Hal ini mengakibatkan anggaran dalam APBN yang pada awalnya dipergunakan untuk pos-pos lain terpaksa dialihkan untuk menutupi kekurangan subsidi BBM. Pada 2011, misalnya, pemerintah menyediakan dana subsidi BBM sebesar Rp 129,7 triliun. Namun, pada kenyataan pemerintah harus merogoh uang subsidi BBM sebesar Rp 165,2 triliun untuk menutup kekurangan akibat tingginya harga minyak dunia.

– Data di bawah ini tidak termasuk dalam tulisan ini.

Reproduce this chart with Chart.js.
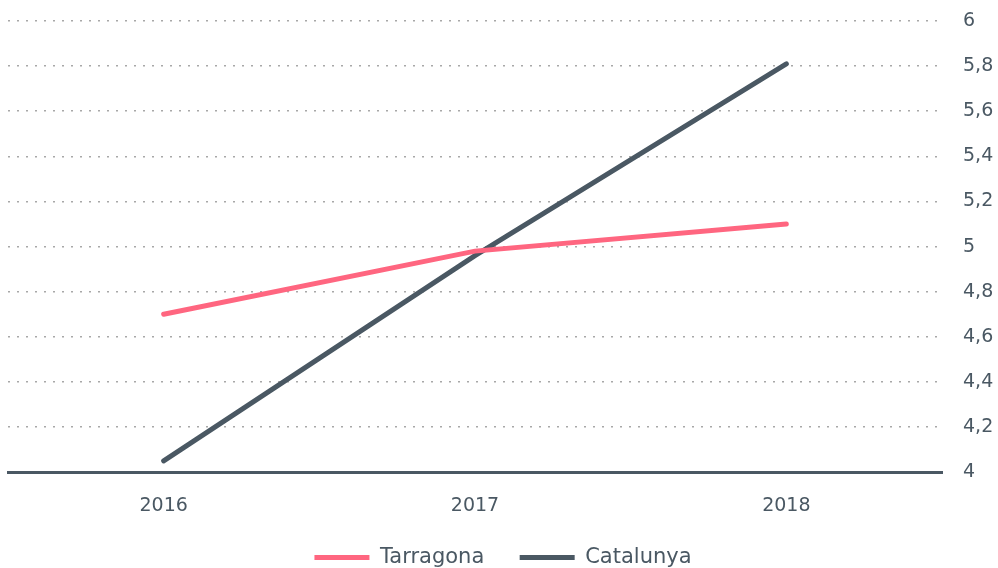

Selain itu, ketidakpastian angka besaran subsidi akan menimbulkan polemik panjang ketika harga minyak dunia melambung tinggi. Wacana menaikkan harga BBM akan
kembali muncul dan akan meresahkan masyarakat. Dalam konteks politik, ketidakpastian besaran angka subsidi BBM akan rentan dipolitisasi untuk kepentingan kelompok atau partai politik tertentu. Ini tentu sangat berisiko, karena dalam teori pembangunan ekonomi, stabilitas politik adalah prasyarat mutlak untuk menggenjot pertumbuhan.

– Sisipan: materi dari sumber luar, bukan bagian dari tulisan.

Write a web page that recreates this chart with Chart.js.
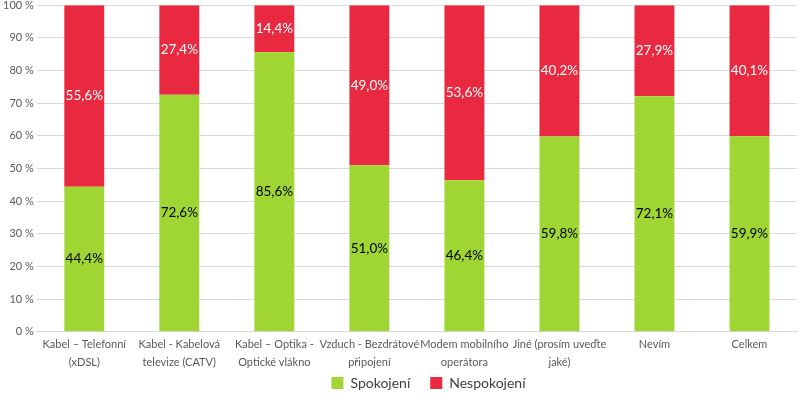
<!DOCTYPE html>
<html>
<head>
<meta charset="utf-8">
<script src="https://cdn.jsdelivr.net/npm/chart.js@4"></script>
<style>
  html, body { margin: 0; padding: 0; background: #fff; }
  #wrap { width: 800px; height: 395px; }
</style>
</head>
<body>
<div id="wrap"><canvas id="chart"></canvas></div>
<script>
const categories = [
  ['Kabel – Telefonní', '(xDSL)'],
  ['Kabel - Kabelová', 'televize (CATV)'],
  ['Kabel – Optika -', 'Optické vlákno'],
  ['Vzduch - Bezdrátové', 'připojení'],
  ['Modem mobilního', 'operátora'],
  ['Jiné (prosím uveďte', 'jaké)'],
  'Nevím',
  'Celkem'
];
const spokojeni = [44.4, 72.6, 85.6, 51.0, 46.4, 59.8, 72.1, 59.9];
const nespokojeni = [55.6, 27.4, 14.4, 49.0, 53.6, 40.2, 27.9, 40.1];

const font = 'Lato, "Open Sans", sans-serif';

// labels in the middle of every segment
const segmentLabels = {
  id: 'segmentLabels',
  afterDatasetsDraw(chart) {
    const ctx = chart.ctx;
    ctx.save();
    ctx.font = '13.5px ' + font;
    ctx.textAlign = 'center';
    ctx.textBaseline = 'middle';
    chart.data.datasets.forEach((ds, i) => {
      const meta = chart.getDatasetMeta(i);
      meta.data.forEach((bar, j) => {
        const mid = (bar.y + bar.base) / 2;
        ctx.fillStyle = i === 0 ? '#000' : '#fff';
        ctx.fillText(ds.data[j].toFixed(1).replace('.', ',') + '%', bar.x, mid);
      });
    });
    ctx.restore();
  }
};

// keep the wide gap between legend items but make the legend box short,
// and move it a bit right like in the original
const legendTweak = {
  id: 'legendTweak',
  afterInit(chart) {
    const lg = chart.legend;
    const fit = lg.fit;
    lg.fit = function () {
      fit.call(this);
      this.height = 19;
    };
  },
  afterLayout(chart) {
    const lg = chart.legend;
    lg.left += 30;
    lg.right += 30;
    lg.top -= 20;
    lg.bottom = chart.height;
  }
};

new Chart(document.getElementById('chart'), {
  type: 'bar',
  data: {
    labels: categories,
    datasets: [
      { label: 'Spokojení', data: spokojeni, backgroundColor: '#9FD634',
        categoryPercentage: 1, barPercentage: 0.42 },
      { label: 'Nespokojení', data: nespokojeni, backgroundColor: '#E92940',
        categoryPercentage: 1, barPercentage: 0.42 }
    ]
  },
  options: {
    responsive: true,
    maintainAspectRatio: false,
    animation: false,
    layout: { padding: { top: 0, right: 3, left: 0, bottom: 0 } },
    plugins: {
      legend: {
        position: 'bottom',
        labels: { font: { family: font, size: 14 }, color: '#404040',
          boxWidth: 12, boxHeight: 12, padding: 20 }
      },
      tooltip: { enabled: false }
    },
    scales: {
      x: {
        stacked: true,
        grid: { display: false, drawTicks: false },
        border: { color: '#d9d9d9' },
        ticks: { font: { family: font, size: 11, lineHeight: 1.65 }, color: '#595959',
          maxRotation: 0, autoSkip: false, padding: 4 }
      },
      y: {
        stacked: true,
        min: 0, max: 100,
        ticks: { stepSize: 10, callback: v => v + ' %', font: { family: font, size: 11, lineHeight: 0.4 }, color: '#595959' },
        grid: { color: '#d9d9d9', drawTicks: false },
        border: { display: false }
      }
    }
  },
  plugins: [segmentLabels, legendTweak]
});
</script>
</body>
</html>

Karena itu, dengan berbagai plus-minusnya, opsi subsidi konstan untuk premium dan solar sebesar Rp. 2.000 adalah pilihan yang paling rasional. Dengan opsi ini, pemerintah dan masyarakat bisa berbagi beban ketika terjadi lonjakan harga minyak dunia.
Bukan “Suap Politik”
Tujuan pemberian subsidi memang mulia, yakni membantu rakyat miskin yang rentan terhadap guncangan perubahan harga akibat melonjaknya harga minyak dunia. Lembaga Ilmu Pengetahuan Indonesia (LIPI), misalnya, memperkirakan inflasi tahun ini akan melonjak di atas 6% sebagai akibat harga minyak.
Sementara itu, analisis BNP Paribas menyebutkan, kenaikan harga BBM akan menyebabkan peningkatan asumsi inflasi dari 5% menjadi 6,5%. Dengan asumsi inflasi sebesar itu, masyarakat miskin memerlukan bantuan sementara selama proses adaptasi dengan kenaikan hargaharga bahan pokok yang baru pascakenaikan harga BBM.
Karena itu, kita patut memberikan apresiasi kepada pemerintah yang sudah menyiapkan dana sekitar Rp 30-40 triliun sebagai kompensasi kenaikan harga BBM untuk rakyat miskin. Dana tersebut akan diberikan langsung dalam bentuk bantuan langsung sementara masyarakat (BLSM). Bantuan semacam ini, tentu saja sangat berarti bagi kaum papa agar mereka tetap memiliki daya beli yang memadai.
Masalahnya, berkaca pada pengalaman lalu, pemberian subsidi untuk rakyat miskin memang sering tidak mencapai sasaran. Data Yayasan Lembaga Konsumen Indonesia (YLKI) menyebutkan, hampir 50% orang kaya di Indonesia yang menikmati 90% BBM bersubsidi. Hanya sekitar 4% orang miskin yang menikmati subsidi. Karena itulah dibutuhkan kerja keras, kerja cerdas, dan sikap jujur pemerintah saat meluncurkan program BLSM. Pemerintah harus meyakinkan berbagai kalangan masyarakat bahwa BLSM benar-benar untuk membantu rakyat miskin, bukan sebuah “suap politik”.
Mungkin menaikkan harga BBM juga dituding sebagai sebuah kebijakan yang tidak populis. Tapi, Presiden Susilo Bambang Yudhoyono dan seluruh jajaran pemerintahan harus tetap memastikan bahwa itulah langkah tepat demi sehatnya APBN, ekonomi nasional, dan kepentingan rakyat miskin juga.
Hal paling penting yang harus diperhatikan justru bagaimana BLSM harus tepat guna dan tepat sasaran. BLSM tidak boleh bocor lagi sebagaimana pengalaman buruk ketika program bantuan langsung tunai (BLT) diluncurkan pada 2005 dan 2008. Hasil studi dan analisis LP3ES, menyebutkan, program BLT sebelumnya bocor sampai sekitar 2,5%.
Karena itu, pemerintah harus memakai data statistik yang konkret dan akurat seperti yang dimiliki Badan Pusat Statistik (BPS), ditambah survey lapangan tentang kondisi terkini para calon penerima. Dengan demikian subsidi untuk rakyat miskin benar- benar diterima oleh mereka yang berhak menerimanya, sesuai sasaran BLSM dan jangka waktu yang terbatas, yaitu sembilan bulan.